## begin Supplied records

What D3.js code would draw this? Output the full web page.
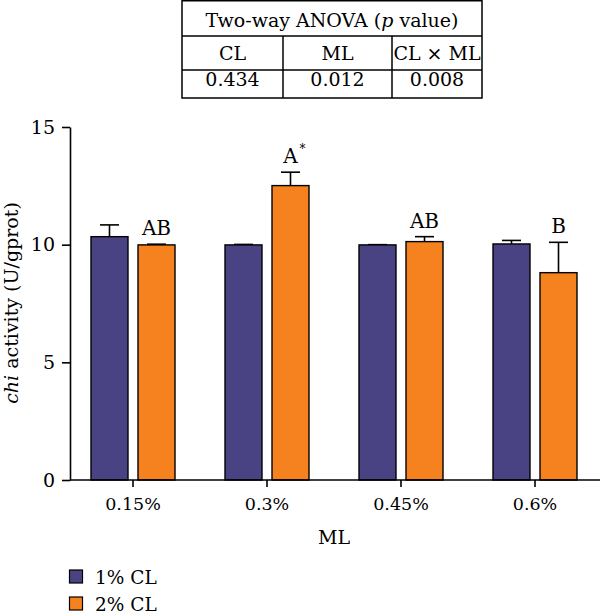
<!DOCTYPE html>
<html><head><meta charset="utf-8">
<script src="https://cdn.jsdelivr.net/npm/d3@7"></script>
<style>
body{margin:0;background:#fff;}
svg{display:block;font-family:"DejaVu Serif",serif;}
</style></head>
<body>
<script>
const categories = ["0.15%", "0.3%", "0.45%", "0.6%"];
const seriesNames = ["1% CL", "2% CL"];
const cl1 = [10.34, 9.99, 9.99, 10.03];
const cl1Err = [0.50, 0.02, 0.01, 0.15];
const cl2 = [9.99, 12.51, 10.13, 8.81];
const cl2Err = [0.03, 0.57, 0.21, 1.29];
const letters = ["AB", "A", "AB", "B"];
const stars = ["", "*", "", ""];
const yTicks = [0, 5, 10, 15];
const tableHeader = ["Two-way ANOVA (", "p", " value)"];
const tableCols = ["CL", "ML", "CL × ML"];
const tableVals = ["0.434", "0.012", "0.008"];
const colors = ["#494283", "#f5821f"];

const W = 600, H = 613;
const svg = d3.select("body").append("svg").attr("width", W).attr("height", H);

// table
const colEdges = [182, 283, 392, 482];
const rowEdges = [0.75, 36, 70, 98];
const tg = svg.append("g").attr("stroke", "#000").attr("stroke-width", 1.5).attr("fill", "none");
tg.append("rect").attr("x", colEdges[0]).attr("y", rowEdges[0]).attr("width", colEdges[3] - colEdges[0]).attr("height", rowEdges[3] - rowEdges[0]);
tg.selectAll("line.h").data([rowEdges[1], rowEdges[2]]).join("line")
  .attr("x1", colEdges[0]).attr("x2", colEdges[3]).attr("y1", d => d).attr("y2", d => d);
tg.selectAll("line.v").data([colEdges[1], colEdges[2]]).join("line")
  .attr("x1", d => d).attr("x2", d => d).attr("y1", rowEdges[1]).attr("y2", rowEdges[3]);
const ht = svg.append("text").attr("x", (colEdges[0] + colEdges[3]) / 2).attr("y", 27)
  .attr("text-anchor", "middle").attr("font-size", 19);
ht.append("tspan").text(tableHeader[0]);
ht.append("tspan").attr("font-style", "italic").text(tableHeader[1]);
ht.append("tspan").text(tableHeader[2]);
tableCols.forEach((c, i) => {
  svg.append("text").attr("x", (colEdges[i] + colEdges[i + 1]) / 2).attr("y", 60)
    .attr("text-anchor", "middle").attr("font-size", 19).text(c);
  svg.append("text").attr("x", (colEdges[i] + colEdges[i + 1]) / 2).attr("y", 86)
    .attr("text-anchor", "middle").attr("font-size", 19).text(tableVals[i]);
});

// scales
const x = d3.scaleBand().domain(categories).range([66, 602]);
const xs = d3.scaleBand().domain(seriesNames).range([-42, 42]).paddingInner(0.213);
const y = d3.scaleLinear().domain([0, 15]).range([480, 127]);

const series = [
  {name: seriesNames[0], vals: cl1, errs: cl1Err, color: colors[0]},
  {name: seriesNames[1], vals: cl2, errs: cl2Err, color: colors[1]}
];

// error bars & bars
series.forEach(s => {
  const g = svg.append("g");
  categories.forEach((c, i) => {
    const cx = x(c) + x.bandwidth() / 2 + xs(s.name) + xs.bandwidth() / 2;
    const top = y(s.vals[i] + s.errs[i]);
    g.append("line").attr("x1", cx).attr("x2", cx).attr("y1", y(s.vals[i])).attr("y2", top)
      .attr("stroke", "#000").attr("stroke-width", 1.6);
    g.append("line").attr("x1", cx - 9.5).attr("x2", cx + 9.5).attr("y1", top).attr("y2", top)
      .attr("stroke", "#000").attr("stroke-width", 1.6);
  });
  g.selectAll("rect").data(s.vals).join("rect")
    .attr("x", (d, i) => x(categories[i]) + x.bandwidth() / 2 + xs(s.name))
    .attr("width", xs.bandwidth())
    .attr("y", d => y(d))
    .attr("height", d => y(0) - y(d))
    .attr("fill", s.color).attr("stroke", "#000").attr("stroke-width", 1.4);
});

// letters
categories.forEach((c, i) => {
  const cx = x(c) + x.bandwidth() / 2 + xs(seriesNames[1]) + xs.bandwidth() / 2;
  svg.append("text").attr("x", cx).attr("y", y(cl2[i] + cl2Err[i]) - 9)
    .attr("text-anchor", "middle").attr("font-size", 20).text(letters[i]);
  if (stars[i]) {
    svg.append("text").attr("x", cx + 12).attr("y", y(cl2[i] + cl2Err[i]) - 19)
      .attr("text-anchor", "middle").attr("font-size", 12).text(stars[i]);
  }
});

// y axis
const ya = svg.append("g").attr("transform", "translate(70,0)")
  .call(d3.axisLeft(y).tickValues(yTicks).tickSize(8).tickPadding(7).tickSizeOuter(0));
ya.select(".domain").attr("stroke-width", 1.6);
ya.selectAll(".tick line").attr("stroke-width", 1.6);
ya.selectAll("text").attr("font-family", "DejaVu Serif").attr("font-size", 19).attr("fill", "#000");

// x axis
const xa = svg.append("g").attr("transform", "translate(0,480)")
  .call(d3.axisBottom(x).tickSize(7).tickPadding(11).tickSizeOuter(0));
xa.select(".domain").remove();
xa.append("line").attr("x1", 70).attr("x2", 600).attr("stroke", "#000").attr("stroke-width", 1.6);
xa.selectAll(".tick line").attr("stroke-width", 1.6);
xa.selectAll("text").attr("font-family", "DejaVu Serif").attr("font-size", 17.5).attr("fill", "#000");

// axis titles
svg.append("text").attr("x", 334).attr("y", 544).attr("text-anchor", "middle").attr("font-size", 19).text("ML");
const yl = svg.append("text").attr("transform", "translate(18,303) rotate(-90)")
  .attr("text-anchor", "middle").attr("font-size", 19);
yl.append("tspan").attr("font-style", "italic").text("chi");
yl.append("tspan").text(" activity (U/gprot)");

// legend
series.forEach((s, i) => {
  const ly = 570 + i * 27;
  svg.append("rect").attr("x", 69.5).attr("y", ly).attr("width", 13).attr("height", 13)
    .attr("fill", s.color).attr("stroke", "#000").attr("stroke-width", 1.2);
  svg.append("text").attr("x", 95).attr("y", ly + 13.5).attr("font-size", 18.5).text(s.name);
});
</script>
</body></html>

## end Supplied records
## begin Supplied records

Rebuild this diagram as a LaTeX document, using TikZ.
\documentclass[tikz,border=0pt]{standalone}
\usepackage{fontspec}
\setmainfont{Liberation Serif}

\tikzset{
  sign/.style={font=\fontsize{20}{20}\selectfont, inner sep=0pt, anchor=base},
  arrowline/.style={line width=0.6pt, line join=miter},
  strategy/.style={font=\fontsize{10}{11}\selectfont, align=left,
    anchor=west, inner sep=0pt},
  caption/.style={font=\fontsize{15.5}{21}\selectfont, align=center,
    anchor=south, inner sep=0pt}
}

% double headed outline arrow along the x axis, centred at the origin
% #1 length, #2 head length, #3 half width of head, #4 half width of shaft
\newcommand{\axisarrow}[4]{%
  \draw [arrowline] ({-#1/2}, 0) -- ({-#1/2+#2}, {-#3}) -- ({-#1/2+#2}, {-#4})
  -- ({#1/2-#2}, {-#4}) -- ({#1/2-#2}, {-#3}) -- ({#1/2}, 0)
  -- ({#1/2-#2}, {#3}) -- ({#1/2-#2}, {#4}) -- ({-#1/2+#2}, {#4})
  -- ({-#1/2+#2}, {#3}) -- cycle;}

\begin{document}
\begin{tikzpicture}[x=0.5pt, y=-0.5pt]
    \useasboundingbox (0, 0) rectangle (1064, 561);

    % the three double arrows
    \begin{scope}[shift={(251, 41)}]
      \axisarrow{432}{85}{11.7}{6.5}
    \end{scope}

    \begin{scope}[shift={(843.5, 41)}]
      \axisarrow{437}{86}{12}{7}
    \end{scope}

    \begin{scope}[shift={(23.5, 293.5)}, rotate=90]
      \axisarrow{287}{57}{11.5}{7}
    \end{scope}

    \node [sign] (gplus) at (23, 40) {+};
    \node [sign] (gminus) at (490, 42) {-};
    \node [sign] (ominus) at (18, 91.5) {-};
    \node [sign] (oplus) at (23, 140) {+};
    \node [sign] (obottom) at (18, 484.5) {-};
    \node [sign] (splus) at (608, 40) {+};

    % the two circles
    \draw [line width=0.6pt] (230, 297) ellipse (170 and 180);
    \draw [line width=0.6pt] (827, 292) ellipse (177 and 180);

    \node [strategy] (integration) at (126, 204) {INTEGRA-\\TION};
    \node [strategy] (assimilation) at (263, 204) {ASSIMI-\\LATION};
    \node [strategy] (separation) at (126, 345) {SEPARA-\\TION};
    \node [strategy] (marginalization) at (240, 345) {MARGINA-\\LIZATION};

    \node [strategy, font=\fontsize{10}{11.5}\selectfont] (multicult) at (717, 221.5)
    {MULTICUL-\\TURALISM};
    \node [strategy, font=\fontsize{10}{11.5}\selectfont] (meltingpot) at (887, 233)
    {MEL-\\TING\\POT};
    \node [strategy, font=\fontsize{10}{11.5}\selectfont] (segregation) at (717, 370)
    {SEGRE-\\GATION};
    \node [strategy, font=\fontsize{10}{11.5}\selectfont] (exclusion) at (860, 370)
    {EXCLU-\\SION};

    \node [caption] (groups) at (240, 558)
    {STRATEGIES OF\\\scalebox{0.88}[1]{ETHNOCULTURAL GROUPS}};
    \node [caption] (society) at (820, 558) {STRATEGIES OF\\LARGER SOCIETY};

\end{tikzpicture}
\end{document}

## end Supplied records

▶ [What the exercise asks] With the first line being the one containing "Rebuild this diagram" and the last line the one containing "(177 and 180);", transcribe exactly the lines above that fall in that range.

▶ [Output of the task]
Rebuild this diagram as a LaTeX document, using TikZ.
\documentclass[tikz,border=0pt]{standalone}
\usepackage{fontspec}
\setmainfont{Liberation Serif}

\tikzset{
  sign/.style={font=\fontsize{20}{20}\selectfont, inner sep=0pt, anchor=base},
  arrowline/.style={line width=0.6pt, line join=miter},
  strategy/.style={font=\fontsize{10}{11}\selectfont, align=left,
    anchor=west, inner sep=0pt},
  caption/.style={font=\fontsize{15.5}{21}\selectfont, align=center,
    anchor=south, inner sep=0pt}
}

% double headed outline arrow along the x axis, centred at the origin
% #1 length, #2 head length, #3 half width of head, #4 half width of shaft
\newcommand{\axisarrow}[4]{%
  \draw [arrowline] ({-#1/2}, 0) -- ({-#1/2+#2}, {-#3}) -- ({-#1/2+#2}, {-#4})
  -- ({#1/2-#2}, {-#4}) -- ({#1/2-#2}, {-#3}) -- ({#1/2}, 0)
  -- ({#1/2-#2}, {#3}) -- ({#1/2-#2}, {#4}) -- ({-#1/2+#2}, {#4})
  -- ({-#1/2+#2}, {#3}) -- cycle;}

\begin{document}
\begin{tikzpicture}[x=0.5pt, y=-0.5pt]
    \useasboundingbox (0, 0) rectangle (1064, 561);

    % the three double arrows
    \begin{scope}[shift={(251, 41)}]
      \axisarrow{432}{85}{11.7}{6.5}
    \end{scope}

    \begin{scope}[shift={(843.5, 41)}]
      \axisarrow{437}{86}{12}{7}
    \end{scope}

    \begin{scope}[shift={(23.5, 293.5)}, rotate=90]
      \axisarrow{287}{57}{11.5}{7}
    \end{scope}

    \node [sign] (gplus) at (23, 40) {+};
    \node [sign] (gminus) at (490, 42) {-};
    \node [sign] (ominus) at (18, 91.5) {-};
    \node [sign] (oplus) at (23, 140) {+};
    \node [sign] (obottom) at (18, 484.5) {-};
    \node [sign] (splus) at (608, 40) {+};

    % the two circles
    \draw [line width=0.6pt] (230, 297) ellipse (170 and 180);
    \draw [line width=0.6pt] (827, 292) ellipse (177 and 180);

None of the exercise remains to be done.